MSNBC SPECIALS -- "The Day of Destruction, Decade of War" -- Pictured: (l-r) Rachel Maddow, Richard Engel -- MSNBC's Rachel Maddow and NBC News' Chief Foriegn Correspondent Richard Engel take a look at how America has changed in the decade since September 11, 2001 in "The Day of Destruction, Decade of War" airing Thursday, September 1 at 9 p.m. ET on MSNBC. Credit: Heidi Gutman/MSNBC/

THE SHOW "Day of Destruction -- Decade of War"

WHEN | WHERE Friday night at 9 on MSNBC

REASON TO WATCH Overview of the war on terror, with the channel's pungent "lean forward" flavor.

WHAT IT'S ABOUT This three-parter -- hour 1 first aired earlier this week -- takes a long look at the war on terror, most notably its costs, and accomplishments, from Afghanistan to Iraq to the Horn of Africa. NBC News chief foreign correspondent, Richard Engel, heads into the field -- where he's been almost constantly since the first Gulf War -- to report on extremists who (actually) go to reform school, and Somalia, for a piece on al-Shabab, a homegrown Islamic militant group there. Prime-time host Rachel Maddow, meanwhile, explores the war on terror mostly from the perspective of interrogation techniques.

MY SAY "Day of Destruction" is a bit of thumb in the eye to anyone who has comfortably, confidently decided the past 10 years yielded real progress in America's standing in the world or in the battle against extremists.
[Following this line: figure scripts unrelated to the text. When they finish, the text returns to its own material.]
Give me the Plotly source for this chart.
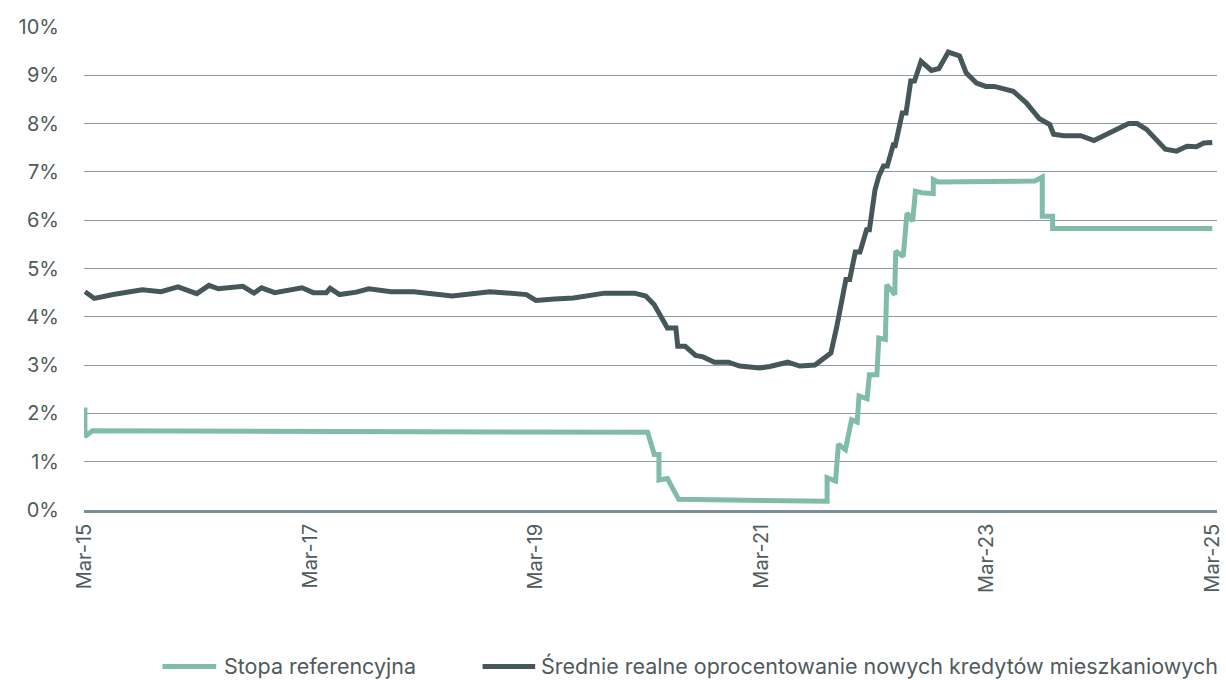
import plotly.graph_objects as go

# Months elapsed since March 2015 (0 = Mar-15, 120 = Mar-25)
ref_months = [0, 0, 0.8, 59.9, 60.6, 61.1, 61.1, 62.0, 63.2, 79.0, 79.0, 79.9, 80.2, 80.95,
              81.6, 82.2, 82.4, 83.25, 83.5, 84.3, 84.5, 85.2, 85.35, 86.2, 86.3, 87.1, 87.5,
              88.1, 88.4, 89.1, 90.3, 90.3, 90.8, 101.1, 101.9, 101.9, 103.0, 103.0, 120]
ref_rate = [2.12, 1.52, 1.64, 1.61, 1.15, 1.15, 0.62, 0.65, 0.22, 0.18, 0.67, 0.60, 1.36, 1.25,
            1.87, 1.82, 2.36, 2.30, 2.80, 2.80, 3.56, 3.53, 4.66, 4.46, 5.36, 5.25, 6.15,
            5.98, 6.60, 6.57, 6.55, 6.84, 6.79, 6.81, 6.89, 6.08, 6.08, 5.83, 5.83]

loan_months = [0, 1.0, 3.0, 6.1, 8.1, 9.9, 11.9, 13.2, 14.2, 16.8, 18.0, 18.8, 20.2, 23.1,
               24.3, 25.7, 26.1, 27.1, 28.9, 30.2, 32.6, 35.0, 39.1, 43.1, 47.0, 48.0, 50.0,
               52.0, 55.3, 58.5, 59.7, 60.6, 62.0, 62.9, 63.1, 63.9, 65.0, 65.8, 67.0, 68.5,
               69.7, 71.8, 72.9, 74.8, 76.1, 77.7, 79.4, 80.0, 81.0, 81.4, 82.0, 82.5, 83.2,
               83.5, 84.1, 84.5, 85.0, 85.4, 86.1, 86.2, 87.0, 87.4, 87.9, 88.3, 89.0, 90.1,
               90.9, 91.9, 93.1, 93.8, 94.9, 95.9, 96.8, 98.8, 100.2, 101.6, 102.7, 103.1,
               104.2, 106.0, 107.4, 109.5, 111.1, 112.0, 113.0, 115.0, 116.2, 117.3, 118.3,
               119.1, 120.0]
loan_rate = [4.52, 4.38, 4.46, 4.56, 4.52, 4.62, 4.48, 4.65, 4.58, 4.63, 4.49, 4.60, 4.50, 4.60,
             4.50, 4.50, 4.59, 4.46, 4.51, 4.58, 4.52, 4.52, 4.43, 4.52, 4.46, 4.34, 4.37,
             4.39, 4.49, 4.49, 4.43, 4.25, 3.77, 3.77, 3.39, 3.39, 3.20, 3.17, 3.06, 3.06,
             2.98, 2.94, 2.97, 3.06, 2.98, 3.00, 3.25, 3.77, 4.77, 4.77, 5.34, 5.34, 5.80,
             5.80, 6.63, 6.91, 7.12, 7.12, 7.60, 7.50, 8.22, 8.22, 8.88, 8.88, 9.29, 9.10,
             9.14, 9.48, 9.40, 9.05, 8.84, 8.77, 8.77, 8.67, 8.43, 8.10, 7.98, 7.78,
             7.75, 7.75, 7.65, 7.85, 8.00, 8.00, 7.88, 7.47, 7.43, 7.53, 7.52,
             7.60, 7.61]

x_tick_vals = [0, 24, 48, 72, 96, 120]
x_tick_text = ["Mar-15", "Mar-17", "Mar-19", "Mar-21", "Mar-23", "Mar-25"]
y_tick_vals = [0, 1, 2, 3, 4, 5, 6, 7, 8, 9, 10]
y_tick_text = ["0%", "1%", "2%", "3%", "4%", "5%", "6%", "7%", "8%", "9%", "10%"]

series_names = ["Stopa referencyjna",
                "Średnie realne oprocentowanie nowych kredytów mieszkaniowych"]

GREEN = "#80bca9"
DARK = "#455759"
GRID = "#8a9ca8"
AXIS = "#7b8f9b"
TEXT = "#4f5b5d"
FONT = "Inter, Roboto, sans-serif"

fig = go.Figure()
fig.add_trace(go.Scatter(x=ref_months, y=ref_rate, mode="lines", name=series_names[0],
                         line=dict(color=GREEN, width=5), showlegend=False))
fig.add_trace(go.Scatter(x=loan_months, y=loan_rate, mode="lines", name=series_names[1],
                         line=dict(color=DARK, width=5), showlegend=False))

# Manual legend (line samples + labels) below the plot
legend_y = -0.324
legend_items = [(0.0693, 0.1167, 0.1219, GREEN, series_names[0]),
                (0.3518, 0.3982, 0.4018, DARK, series_names[1])]
for x0, x1, xt, col, label in legend_items:
    fig.add_shape(type="line", xref="paper", yref="paper", x0=x0, x1=x1,
                  y0=legend_y, y1=legend_y, line=dict(color=col, width=5))
    fig.add_annotation(xref="paper", yref="paper", x=xt, y=legend_y, text=label,
                       showarrow=False, xanchor="left", yanchor="middle",
                       font=dict(family=FONT, size=21.5, color=TEXT))

fig.update_layout(
    width=1226, height=680,
    margin=dict(l=84, r=2, t=27, b=170),
    paper_bgcolor="white", plot_bgcolor="white",
    font=dict(family=FONT, color=TEXT, size=20),
    showlegend=False,
    xaxis=dict(range=[-0.1, 120.5], tickvals=x_tick_vals, ticktext=x_tick_text,
               tickangle=-90, showgrid=False, zeroline=False,
               showline=True, linecolor=AXIS, linewidth=2.5,
               ticks="", ticklabelstandoff=3, ticklabeloverflow="allow",
               tickfont=dict(family=FONT, size=20, color=TEXT)),
    yaxis=dict(range=[0, 10], tickvals=y_tick_vals, ticktext=y_tick_text,
               showgrid=True, gridcolor=GRID, gridwidth=1, zeroline=False,
               showline=False, ticks="", ticklabelstandoff=24,
               tickfont=dict(family=FONT, size=20, color=TEXT)),
)

fig.write_html("out.html", config={"displayModeBar": False},
               post_script="document.body.style.margin='0';document.body.style.overflow='hidden';")
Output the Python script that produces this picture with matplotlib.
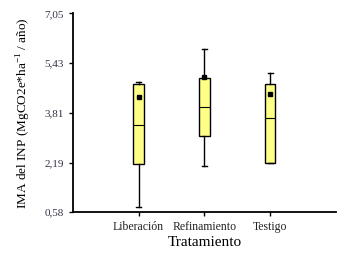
import matplotlib
matplotlib.use('Agg')
import matplotlib.pyplot as plt

# Data
grupos = ['Liberación', 'Refinamiento', 'Testigo']
whislo = [0.75, 2.09, 2.19]
q1 = [2.13, 3.06, 2.19]
med = [3.42, 4.01, 3.64]
q3 = [4.74, 4.95, 4.76]
whishi = [4.81, 5.89, 5.12]
medias = [4.32, 4.97, 4.42]

yticks = [0.58, 2.19, 3.81, 5.43, 7.05]
yticklabels = ['0,58', '2,19', '3,81', '5,43', '7,05']

plt.rcParams['font.family'] = 'Liberation Serif'
plt.rcParams['mathtext.fontset'] = 'custom'
plt.rcParams['mathtext.rm'] = 'Liberation Serif'

fig = plt.figure(figsize=(3.57, 2.60), dpi=100)
ax = fig.add_axes([0.2036, 0.1846, 0.7375, 0.7642])

stats = []
for i in range(len(grupos)):
    stats.append(dict(label=grupos[i], whislo=whislo[i], q1=q1[i], med=med[i],
                      q3=q3[i], whishi=whishi[i], mean=medias[i], fliers=[]))

ax.bxp(stats, positions=[1, 2, 3], widths=0.16, patch_artist=True,
       showmeans=True, showfliers=False,
       boxprops=dict(facecolor='#ffff88', edgecolor='black', linewidth=1.0),
       medianprops=dict(color='black', linewidth=0.8),
       whiskerprops=dict(color='black', linewidth=1.0),
       capprops=dict(color='black', linewidth=1.0),
       meanprops=dict(marker='s', markerfacecolor='black', markeredgecolor='black',
                      markersize=3))

ax.set_xlim(0, 4)
ax.set_ylim(0.58, 7.05)
ax.set_yticks(yticks)
ax.set_yticklabels(yticklabels, fontsize=8, color='#333344')
ax.set_xticks([1, 2, 3])
ax.set_xticklabels(grupos, fontsize=8.5, color='#222222')
ax.spines['top'].set_visible(False)
ax.spines['right'].set_visible(False)
ax.spines['left'].set_linewidth(1.3)
ax.spines['bottom'].set_linewidth(1.3)
ax.tick_params(direction='out', length=3, width=1)
ax.set_xlabel('Tratamiento', fontsize=11, labelpad=2)
ax.set_ylabel('IMA del INP (MgCO2e*ha$^{\\mathrm{-1}}$ / año)', fontsize=9.5, labelpad=8)

fig.savefig('out.png', dpi=100)
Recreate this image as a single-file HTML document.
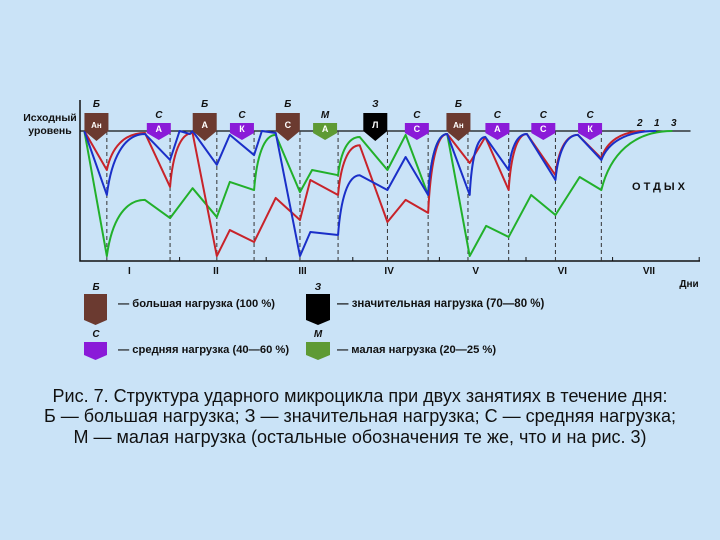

It is relentlessly tough, skeptical, downbeat, and hard-bitten -- which isn't to say it's necessarily wrong, by the way. "Are we safer as a nation?" asks Maddow, who clearly believes she knows the answer. "If you swing wildly at something and exhaust yourself," does that mean you've ceded some ground to your enemy, asks Engel -- who also knows the answer.

What's best here, however, isn't the pontificating, but the genuine reporting from the field -- mostly Engel's. Maddow's dense pieces on U.S. interrogation, from waterboarding to hypothermia, feel like old battles once vigorously waged on MSNBC's air; they will make your head throb, while forcing your hand in a desperate scramble for the channel changer.